MIAMI -- When he peeks out his front door, demonstrators applaud and chant his name. When he climbs on his backyard swing, the image is broadcast worldwide. His entourage limits his outings, wary of abduction.

Such is daily life for Elian Gonzalez, caught in the global spotlight like no 6-year-old before him. Even Britain's royal princes didn't have their every move recorded by TV crews each time they ventured out to play.Elian's life has seesawed during the four months since his rescue from an inner tube after his mother and 10 other Cubans drowned while trying to flee to Florida.

He was an instant celebrity among Cuban-Americans in the Miami area and has been elevated to an almost saintlike status in the eyes of some anti-Castro militants. But his Miami relatives, fearing for his safety, take him on fewer outings these days, and he is tutored at home now rather than at public school.

"He must be very flattered and enjoying the special attention, but on the other hand he must experience it as a tremendous burden," said Dr. Jon Shaw, a child psychiatrist at the University of Miami. "It must feel very good in some ways but very traumatic in other ways."

Family spokesman Armando Gutierrez said the security precautions were taken because of fears that Fidel Castro might send commandos to abduct Elian -- an allegation the Cuban government has dismissed.
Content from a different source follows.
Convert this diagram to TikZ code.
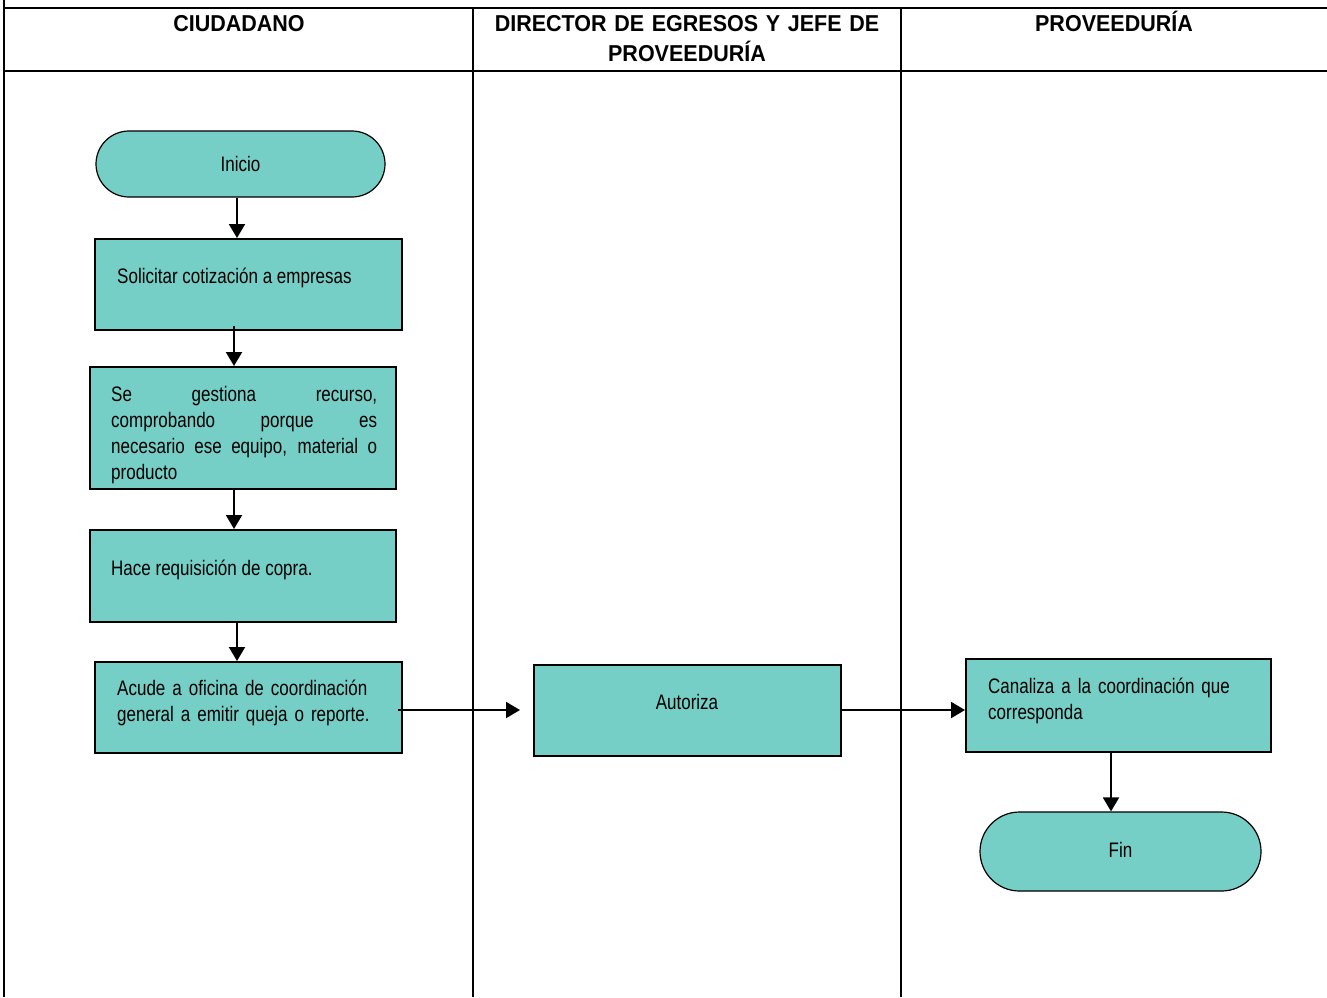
\documentclass[tikz,border=0pt]{standalone}
\usepackage{fontspec}
\setmainfont{Liberation Sans}[FakeStretch=0.81]
\newfontfamily\hdrfont{Liberation Sans}[FakeStretch=0.935]
\usetikzlibrary{arrows.meta,shapes.misc}
\definecolor{teal1}{RGB}{118,207,198}
\tikzset{
  lane/.style={line width=2pt},
  box/.style={draw, line width=2pt, fill=teal1, rectangle, inner sep=0pt},
  term/.style={draw, line width=1.2pt, fill=teal1, rounded rectangle, inner sep=0pt, font=\fontsize{21}{26.3}\selectfont},
  txt/.style={inner sep=0pt, font=\fontsize{21}{26.3}\selectfont, anchor=base west, align=left},
  hdr/.style={inner sep=0pt, font=\hdrfont\bfseries\fontsize{23}{30}\selectfont, anchor=base, align=center},
  arr/.style={line width=2pt, -{Triangle[width=16pt,length=14pt]}}
}
\begin{document}
\begin{tikzpicture}[x=1pt,y=-1pt]
\useasboundingbox (0,0) rectangle (1327,997);
% lanes
\draw[lane] (4,0) -- (4,997);
\draw[lane] (4,8) -- (1327,8);
\draw[lane] (4,71) -- (1327,71);
\draw[lane] (473,8) -- (473,997);
\draw[lane] (901,8) -- (901,997);
% headers
\node[hdr] (h1) at (239,31) {CIUDADANO};
\node[hdr, text width=420pt] (h2) at (687,31) {DIRECTOR DE EGRESOS Y JEFE DE\\PROVEEDURÍA};
\node[hdr] (h3) at (1114,31) {PROVEEDURÍA};
% shapes
\node[term, minimum width=289pt, minimum height=66pt] (ini) at (240.5,164) {\raisebox{-2pt}{Inicio}};
\node[box, minimum width=307pt, minimum height=91pt] (b1) at (248.5,284.5) {};
\node[txt] (t1) at (117,283) {Solicitar cotización a empresas};
\node[box, minimum width=306pt, minimum height=122pt] (b2) at (243,428) {};
\node[txt, text width=266pt, align=justify] (t2) at (111,401) {Se gestiona recurso,\linebreak comprobando porque es\linebreak necesario ese equipo, material o\linebreak producto};
\node[box, minimum width=306pt, minimum height=92pt] (b3) at (243,576) {};
\node[txt] (t3) at (111,575) {Hace requisición de copra.};
\node[box, minimum width=307pt, minimum height=91pt] (b4) at (248.5,707.5) {};
\node[txt, text width=280pt] (t4) at (117,695) {Acude a oficina de coordinación\\general a emitir queja o reporte.};
\node[box, minimum width=307pt, minimum height=91pt] (au) at (687.5,710.5) {};
\node[txt, anchor=base] (t5) at (687,709) {Autoriza};
\node[box, minimum width=305pt, minimum height=93pt] (ca) at (1118.5,705.5) {};
\node[txt, text width=280pt] (t6) at (988,693) {Canaliza a la coordinación que\\corresponda};
\node[term, minimum width=281pt, minimum height=79pt] (fin) at (1120.5,851.5) {\raisebox{3pt}{Fin}};
% arrows
\draw[arr] ([xshift=-3.5pt]ini.south) -- ([xshift=-11.5pt]b1.north);
\draw[arr] ([xshift=-14.5pt,yshift=5pt]b1.south) -- ([xshift=-9pt]b2.north);
\draw[arr] ([xshift=-9pt,yshift=2pt]b2.south) -- ([xshift=-9pt]b3.north);
\draw[arr] ([xshift=-6pt]b3.south) -- ([xshift=-11.5pt]b4.north);
\draw[arr] ([xshift=-5pt,yshift=-2.5pt]b4.east) -- ([xshift=-13pt,yshift=0.5pt]au.west);
\draw[arr] ([yshift=0.5pt]au.east) -- ([yshift=-4.5pt]ca.west);
\draw[arr] ([xshift=-7.5pt]ca.south) -- ([xshift=-9.5pt]fin.north);
\end{tikzpicture}
\end{document}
"The family has taken it very seriously," Gutierrez said.

Elian is aware that his case is at a crucial stage, with his father in the United States to reclaim custody.

"He knows how big this thing is," Gutierrez said. "He looks outside, he sees 200 people with cameras. He senses that because there is more media, something is happening."

The boy's Miami relatives say Elian has tearfully pleaded not to be sent away with his father, and they have asked U.S. officials to delay any reunion until the boy can be evaluated by independent psychologists.

Despite the circumstances, Elian usually appears cheerful during his playtime in the back yard. Young cousins often play with him, and he has been seen with a dog and a couple of rabbits.

Cartoons, especially "Batman," are his favorite TV fare and are helping him make steady progress learning English, Gutierrez said.

"He's like a regular kid," Gutierrez said. "He'll tell you when he wants to go out, what he wants to do."

But the stress has taken its toll on the household. The cousin who has been closest to him, 21-year-old Marisleysis Gonzalez, was hospitalized this week, suffering from exhaustion, while her father, Lazaro, has been openly frustrated by the attention focused on Elian.

"What celebrity status does to someone is confuse their ability to understand their root feelings and who they are deep down -- adults and especially children," said M. Gary Neuman, a Miami psychotherapist who specializes in divorce and child-related cases.

"Hopefully, the family is saying, 'It isn't your battle -- It's OK to be a kid.' "

Dr. Lynn Ponton, a psychiatry professor at the University of California at San Francisco who made a two-week working visit to Cuba last year, said Elian may be coping with the media spotlight as well as an adult would.

"When children become celebrities not by their own choice, generally it's upsetting to them," Ponton said. "But a child's world is smaller, and he's concerned with life in that household -- the loss of his mother, his toys, his cousin. Even though he walks out of that house and all those cameras flash, kids are able to set that aside better than adults."